March 23rd, 2007 at 9:38 am
The most memorable “redemptive” moment in our recent story is the one that landed us in the Mill Creek area and ultimately brought us to Pathways …
Our family lived an hour north of Mill Creek in the Skagit Valley for 28 years before moving back to the greater Seattle area nearly two years ago. We’d lived in five different homes in the valley during that time, making moves primarily because our family was growing (or growing up!) and our needs would change with the years.
Beginning with the apartment we called our very first home, the Lord’s finger had unmistakably pointed out each and every new address to us ~ sometimes before we even knew we’d need to move, but more often, after a long and faith-building journey to wait on His direction and timing and not assume our own. The common link between those moves, though, was that only our address (and maybe the elementary school) would change ~ everything else familiar in the valley, our church family, and my forest-engineer-husband Steve’s place of work remained the same. Each move actually became easier because we’d seen the Lord’s faithful hand work on our behalf again and again, and life had become very predictable.
But two years ago Steve’s longtime timber company folded and closed its doors. Fifteen years earlier he’d had to give up driving because of recurring seizures and had long depended on coworkers to drive him to and from the office. That group quickly scattered after the shutdown and at the same time we sensed the Lord leading us back to the north Seattle area, where our daughters and extended family live and where we both grew up. But life-as-we-knew-it had been hit by an earthquake and nothing would be familiar anymore.
When Steve landed a surveying job in south Everett we put our home up for sale, and within three days we had three buyers who were trying to outbid each other, well above our asking price. Suddenly we were sitting in a home that was no longer our own and Steve was committed to work an hour away with no way to get home each night! Praise God for my parents in Mill Creek, who housed and drove him while we looked for a place to live in a completely unfamiliar neighborhood.
I spent hours and miles running back and forth from the valley, frantically following every single real estate lead that looked even remotely promising, until we’d exhausted every one and had to be out of our home within the next three weeks. That spring homes were being snatched up within hours and always just out of our financial reach. Other than asking for a home that was well kept and within our means the one specific thing I’d asked the Lord for was a bus stop close by so Steve could find transportation to and from work.

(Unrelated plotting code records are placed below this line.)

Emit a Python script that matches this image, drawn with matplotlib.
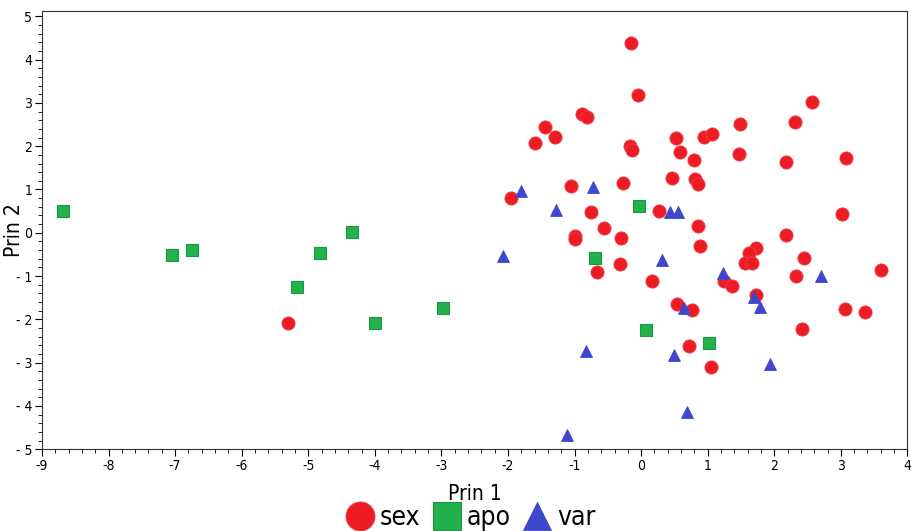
import matplotlib.pyplot as plt
from matplotlib.ticker import MultipleLocator, FuncFormatter

plt.rcParams['font.family'] = ['DejaVu Sans']
plt.rcParams['font.stretch'] = 'condensed'

# sex
sex_x = [-5.31, -0.15, -0.05, -0.89, -0.81, -1.44, -1.29, -1.59, -0.17, -0.14,
         0.52, 0.94, 1.06, 1.48, 2.31, 2.56, 0.59, 0.79, 1.47, 2.18,
         3.08, -0.27, 0.47, 0.81, 0.85, -1.05, -1.96, -0.75, 0.27, 3.02,
         -0.56, -0.99, -1.00, -0.30, 0.85, 0.89, 2.18, -0.32, -0.66, 0.16,
         1.73, 1.62, 1.56, 1.67, 2.45, 2.33, 3.61, 1.24, 1.37, 1.73,
         0.54, 0.77, 3.06, 3.37, 2.41, 0.72, 1.05]
sex_y = [-2.08, 4.38, 3.19, 2.75, 2.67, 2.44, 2.22, 2.08, 2.00, 1.91,
         2.20, 2.22, 2.28, 2.51, 2.57, 3.03, 1.87, 1.67, 1.83, 1.64,
         1.72, 1.16, 1.26, 1.24, 1.13, 1.08, 0.81, 0.47, 0.50, 0.44,
         0.12, -0.07, -0.15, -0.13, 0.16, -0.30, -0.04, -0.71, -0.90, -1.12,
         -0.35, -0.46, -0.70, -0.69, -0.59, -0.99, -0.87, -1.11, -1.22, -1.44,
         -1.64, -1.78, -1.77, -1.84, -2.23, -2.62, -3.10]

# apo
apo_x = [-8.68, -7.05, -6.74, -5.17, -4.83, -4.34, -4.00, -2.98, -0.03, -0.69, 0.07, 1.02]
apo_y = [0.50, -0.52, -0.39, -1.26, -0.47, 0.02, -2.08, -1.74, 0.63, -0.59, -2.25, -2.55]

# var
var_x = [-1.81, -0.73, -1.28, 0.43, 0.56, -2.08, 0.31, 1.23, 2.70, 1.70,
         1.78, 0.64, -0.83, 0.49, 1.94, 0.69, -1.11]
var_y = [0.97, 1.05, 0.52, 0.49, 0.49, -0.53, -0.63, -0.92, -1.00, -1.48,
         -1.71, -1.73, -2.72, -2.82, -3.03, -4.14, -4.68]

fig = plt.figure(figsize=(9.12, 5.31), dpi=100)
ax = fig.add_axes([0.046, 0.154, 0.949, 0.825])

ax.plot(sex_x, sex_y, 'o', color='#ed1c24', markersize=9.5, markeredgewidth=0.6,
        markeredgecolor='#f04048', label='sex', zorder=3)
ax.plot(apo_x, apo_y, 's', color='#22b14c', markersize=9, markeredgewidth=0.8,
        markeredgecolor='#1a9a3e', label='apo', zorder=3)
ax.plot(var_x, var_y, '^', color='#3f48cc', markersize=9, markeredgewidth=0.6,
        markeredgecolor='#3f48cc', label='var', zorder=4)

ax.set_xlim(-9, 4)
ax.set_ylim(-5, 5.12)
ax.xaxis.set_major_locator(MultipleLocator(1))
ax.xaxis.set_minor_locator(MultipleLocator(0.2))
ax.yaxis.set_major_locator(MultipleLocator(1))
ax.yaxis.set_minor_locator(MultipleLocator(0.2))
ax.yaxis.set_major_formatter(FuncFormatter(lambda v, p: '- %d' % abs(v) if v < 0 else '%d' % v))
ax.xaxis.set_major_formatter(FuncFormatter(lambda v, p: '%d' % v))
ax.tick_params(which='major', direction='out', length=5, labelsize=10, width=0.8, pad=2)
ax.tick_params(which='minor', direction='out', length=3, width=0.6)

for s in ax.spines.values():
    s.set_linewidth(0.8)
    s.set_color('#333333')

ax.set_xlabel('Prin 1', fontsize=15, labelpad=8)
ax.set_ylabel('Prin 2', fontsize=15)
ax.yaxis.set_label_coords(-0.021, 0.5)

fig.legend(loc='lower center', bbox_to_anchor=(0.515, -0.045), ncol=3, frameon=False,
           fontsize=19, markerscale=2.2, handletextpad=0.15, columnspacing=0.4,
           handlelength=1.2)

fig.savefig('out.png', dpi=100)
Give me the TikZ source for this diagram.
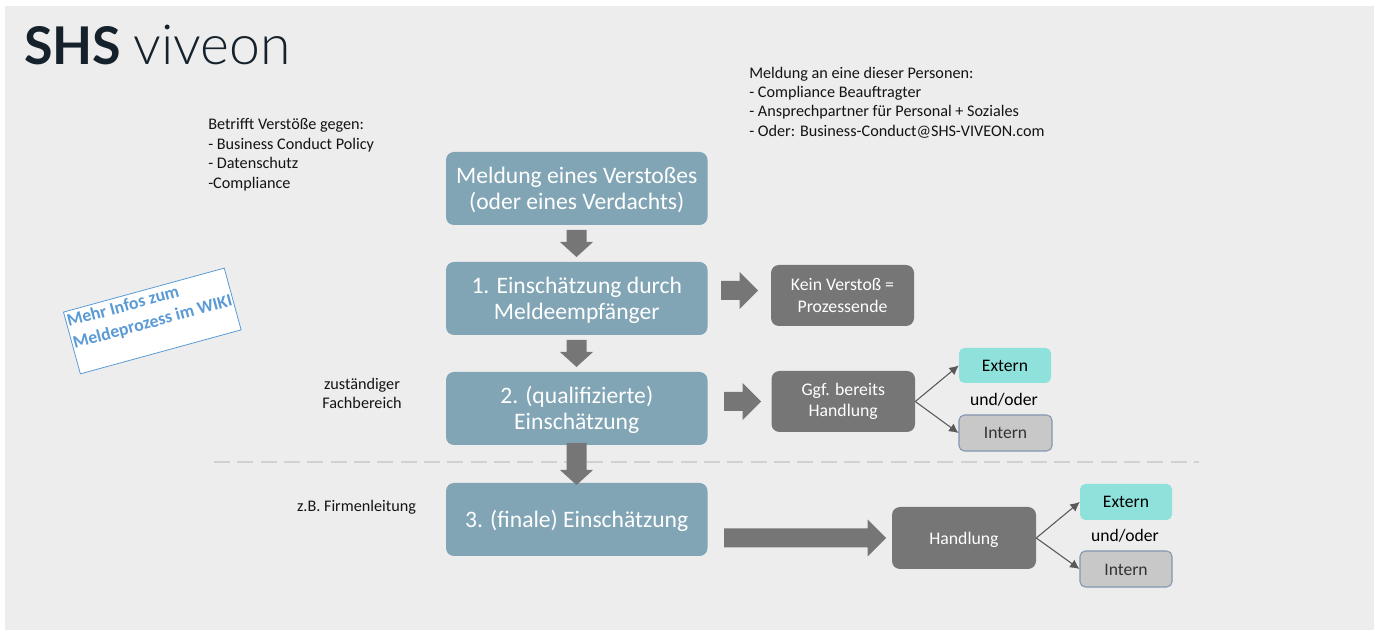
\documentclass[tikz,border=0pt]{standalone}
\usepackage{fontspec}
\setmainfont{Carlito}
\newfontfamily\logobold{Lato}[BoldFont={Lato Bold}]
\newfontfamily\logolight{Lato Light}
\usetikzlibrary{calc,arrows.meta}
\definecolor{pagebg}{HTML}{EDEDED}
\definecolor{bluebox}{HTML}{81A5B5}
\definecolor{grayarrow}{HTML}{767676}
\definecolor{tealbox}{HTML}{8EE2DB}
\definecolor{internbox}{HTML}{C8C8C8}
\definecolor{internline}{HTML}{8496B0}
\definecolor{wiki}{HTML}{5B9BD5}
\definecolor{logoink}{HTML}{15222B}
\newcommand{\fs}[2]{\fontsize{#1}{#2}\selectfont}
\newcommand{\lowered}[2]{\raisebox{-#1}[\height][\depth]{#2}}
\tikzset{
  x=0.75pt,y=-0.75pt,
  boxblue/.style={fill=bluebox,rounded corners=6pt,text=white,align=center,font=\fs{17.7}{19.6}},
  boxgray/.style={fill=grayarrow,rounded corners=6pt,text=white,align=center,font=\fs{13.3}{15.8}},
  ext/.style={fill=tealbox,rounded corners=4pt,align=center,font=\fs{13.2}{15}},
  int/.style={fill=internbox,draw=internline,line width=0.8pt,rounded corners=4pt,align=center,font=\fs{13.2}{15}},
  note/.style={align=left,anchor=north west,inner sep=0pt,font=\fs{12.15}{14.55},text=black!92},
  blockarrow/.style={fill=grayarrow},
  thinarrow/.style={draw=black!65,line width=0.8pt,-{Latex[length=7pt,width=7pt]}},
}
\newcommand{\placebox}[7]{\node[#1,minimum width=(#4-#3)*0.75pt,minimum height=(#6-#5)*0.75pt,inner sep=0pt] (#2) at ({(#3+#4)/2},{(#5+#6)/2}) {#7};}
\newcommand{\downblock}[3]{\fill[blockarrow] (#1-10,#2) -- (#1+10,#2) -- (#1+10,#3-15) -- (#1+16.5,#3-15) -- (#1,#3) -- (#1-16.5,#3-15) -- (#1-10,#3-15) -- cycle;}
\newcommand{\rightblock}[4]{\fill[blockarrow] (#1,#4-9.5) -- (#2-18.5,#4-9.5) -- (#2-18.5,#4-18.5) -- (#2,#4) -- (#2-18.5,#4+18.5) -- (#2-18.5,#4+9.5) -- (#1,#4+9.5) -- cycle;}
\begin{document}
\begin{tikzpicture}
\useasboundingbox (0,0) rectangle (1379,630);
\fill[white] (0,0) rectangle (1379,630);
\fill[pagebg] (5,6) rectangle (1374,630);
% logo
\node[inner sep=0pt,anchor=base west,text=logoink,font=\fs{39}{39}] (logoa) at (24,65) {\logobold\bfseries SHS};
\node[inner sep=0pt,anchor=base west,text=logoink,font=\fs{41.5}{41.5}] (logob) at (133,65) {\logolight viveon};
% notes
\node[note] (n1) at (208,118.5) {Betrifft Verstöße gegen:\\- Business Conduct Policy\\- Datenschutz\\-Compliance};
\node[note] (n2) at (749,66.5) {Meldung an eine dieser Personen:\\- Compliance Beauftragter\\- Ansprechpartner für Personal + Soziales\\- Oder: Business-Conduct@SHS-VIVEON.com};
\node[align=center,inner sep=0pt,font=\fs{12.15}{14.55},text=black!92] (n3) at (362,393.5) {zuständiger\\Fachbereich};
\node[inner sep=0pt,font=\fs{12.15}{14.55},text=black!92] (n4) at (356.5,507) {z.B. Firmenleitung};
% dashed rule
\coordinate (da) at (214,462);
\coordinate (db) at (1199,462);
\draw[draw=black!18,line width=1.4pt,dash pattern=on 12pt off 5.5pt] (da) -- (db);
% blue boxes
\placebox{boxblue}{b0}{446}{707.5}{152}{225}{\lowered{1.2pt}{Meldung eines Verstoßes}\\\lowered{1.2pt}{(oder eines Verdachts)}}
\placebox{boxblue}{b1}{446}{707.5}{262}{335}{\lowered{1.2pt}{1. Einschätzung durch}\\\lowered{1.2pt}{Meldeempfänger}}
\placebox{boxblue}{b2}{446}{707.5}{372}{445}{\lowered{1.2pt}{2. (qualifizierte)}\\\lowered{1.2pt}{Einschätzung}}
\placebox{boxblue}{b3}{446}{707.5}{483}{556}{\lowered{1.2pt}{3. (finale) Einschätzung}}
% block arrows
\downblock{576.5}{230}{257}
\downblock{576.5}{340}{367}
\downblock{576.5}{443}{485}
\rightblock{721}{758}{}{290.5}
\rightblock{724}{761}{}{401.5}
\rightblock{724}{886}{}{538}
% grey boxes
\placebox{boxgray}{g1}{771}{914}{265}{326}{Kein Verstoß =\\Prozessende}
\placebox{boxgray}{g2}{771.5}{915}{371}{432}{Ggf. bereits\\Handlung}
\placebox{boxgray}{g3}{892}{1036}{507}{569}{\lowered{1.5pt}{Handlung}}
% results
\placebox{ext}{e1}{959}{1051}{348}{383}{Extern}
\placebox{int}{i1}{959}{1052}{415}{451}{\textcolor{black!80}{Intern}}
\placebox{ext}{e2}{1080}{1172}{484}{520}{Extern}
\placebox{int}{i2}{1080}{1172}{551}{587}{\textcolor{black!80}{\lowered{0.7pt}{Intern}}}
\node[inner sep=0pt,font=\fs{13.2}{15}] (u1) at (1004,400) {und/oder};
\node[inner sep=0pt,font=\fs{13.2}{15}] (u2) at (1125,536) {und/oder};
\draw[thinarrow] (g2.east) -- (e1.west);
\draw[thinarrow] (g2.east) -- (i1.west);
\draw[thinarrow] (g3.east) -- (e2.west);
\draw[thinarrow] (g3.east) -- (i2.west);
% wiki note
\node[draw=wiki,fill=white,line width=0.6pt,rotate=15.3,inner sep=0pt,text=wiki] (w) at (152.3,321)
  {\parbox[c][48pt][t]{125pt}{\vspace{2.5pt}\fontsize{13.3}{17}\selectfont\bfseries\hspace*{1pt}Mehr Infos zum\\\hspace*{1pt}Meldeprozess im WIKI}};
\end{tikzpicture}
\end{document}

But now it looked as though we’d have to rent an apartment until we could find a house. I confess the very thought of that was overwhelming because I knew Steve couldn’t be of much help with a brand new job and it would mean moving everything twice. On a Sunday night before Memorial Day the Lord and I had a tearful heart-to-heart. That’s when I gave up my right to finding a home and acknowledged His faithfulness to us every single time we’d moved before, and if He wanted us in an apartment, well, I knew He’d get us through that, too.
The next morning I’d arranged to see one more house with our realtor and that afternoon I’d meet my mom to look at apartments. I got to the Silver Firs neighborhood (where I’d searched a dozen times before) well ahead of our agent and saw immediately the house we were looking at that morning was just not the one. So I began to drive, one more time, through the surrounding streets. Suddenly I noticed a “For Sale by Owner” sign on a corner that, amazingly, hadn’t been there before. I drove up the street to take a look and stopped in front of the house. Almost audibly the Lord said to me, “Dianne, that’s the one.” And as I looked beyond the house to the backyard bordering a walking path to the boulevard behind it, there stood a bus stop sign, not twenty feet away. It never should have still been on the market. To this day I know the Lord saved it for us.
I sat in the car, smiling through my tears and thanking the Lord for demonstrating His faithfulness to us in such a specific way … and had He not given us those “altars of remembering” through the years along the way, I know I would have struggled to believe He could have provided at truly the “very last moment” at such a pivotal point in our journey. Three weeks later we moved in.
Thanks for listening. It was good to be able to tell it. God is faithful.